A rockin' Greg Grunberg! Photo courtesy of and copyright of The Lippin Group.
"It's a romantic comedy that takes place in a sexaholic recovery group, and I play this guy who belongs in this group, but is the best friend of a guy who wanders into the group. My character's friend follows a girl who he finds attractive into the back room of a church and, all of a sudden, he's in the middle of this group being led by Henry Winkler, who's standing there saying, 'I'm addicted to sex.' The film really turned out well and we're currently working out a distribution deal. I cannot wait for it to get out there because the title alone should intrigue people enough to want to see it, but the movie really does deliver.
"I also did Kill Speed, which is another independent movie but it was financed by a group of fighter pilots, so we got to use all their jets as well as received cooperation from the FAA [Federal Aviation Administration] and airports. We also got military cooperation, which you normally can't get. It's the first film since Top Gun that actually has practical filming of air-to-air combat. The shots in the movie are unbelievable and they're all real, like planes screaming between buildings in downtown Los Angeles, and a jet fighter following one of the these fiberglass planes that are used to transport drugs.
"I play a government agent who's calling the shots from underground and trying to get these drug runners. So for me it was coming in for two or three intense days of shooting where I was looking at monitors and yelling, 'Come on, get 'em! Get 'em!' It was more like a callback to my Alias days than anything else, but I had a really fun time doing the movie and I think people are going to enjoy it.
"I've also got this iPhone application out there that's been exploding and doing really well. It's called Yowza!! and the website for it is getyowza.com. It's a free application, and you just press Yowza!! on your iPhone, iPod Touch, Palm Pre, Android, Blackberry, etc., and it knows your location and brings up all the stores, restaurants and businesses around you along with all their coupons and deals. So you never have to clip coupons again or look for the best deal by walking the mall. When you're in a mall, press Yowza!! and it'll show you, closest to farthest away, where the best deals are."
Husband, dad, talented actor and all-around nice guy, Greg Grunberg. Photo courtesy of and copyright of The Lippin Group.

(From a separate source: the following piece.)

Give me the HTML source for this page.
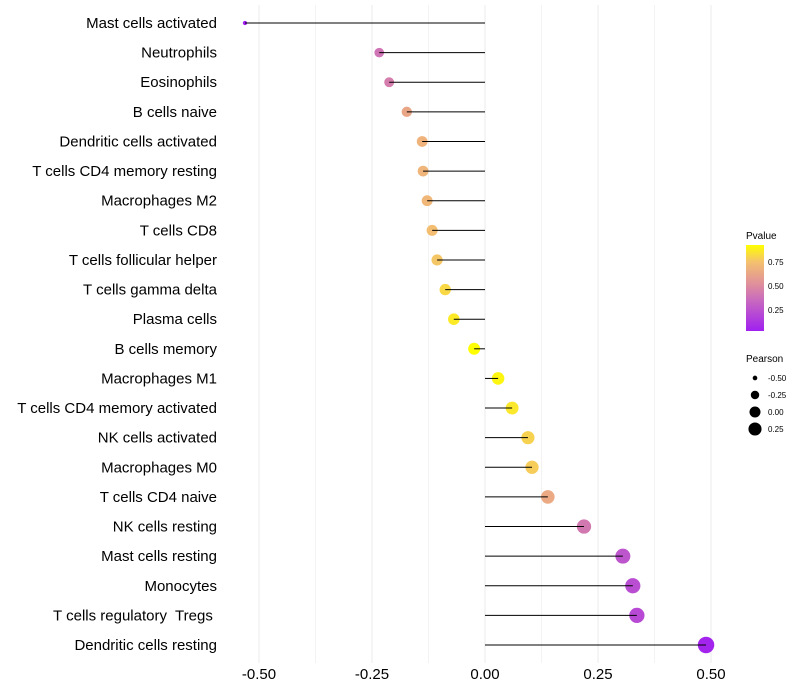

While there has been no official announcement yet whether or not Heroes will return for a fifth year, Grunberg remains optimistic. "I definitely think we're going to get the opportunity to properly end the series in one year, two years, whatever it may be," he says. "A show like this is successful all over the world and on DVD, and in today's TV business you've got to have that. If a program isn't a hit around the world or if it doesn't take advantage of ancillary markets out there, then it's not going to survive.
"When the time does come, I hope the characters can all band together - those who are still standing - and have some satisfaction that they're doing the right thing. Ultimately, that's what everyone wants to do, even the characters who do something bad. I mean, Ali Larter's character [Niki/Jessica Sanders/Tracy Strauss] feels terrible when she does something bad, but she can't help herself. So I hope we can all see that ultimate redemption - no pun intended. It's a tall order to wrap it all up, but we'll see how they [the producers/writers] do it. Like I said, though, hopefully it'll be a couple of seasons from now."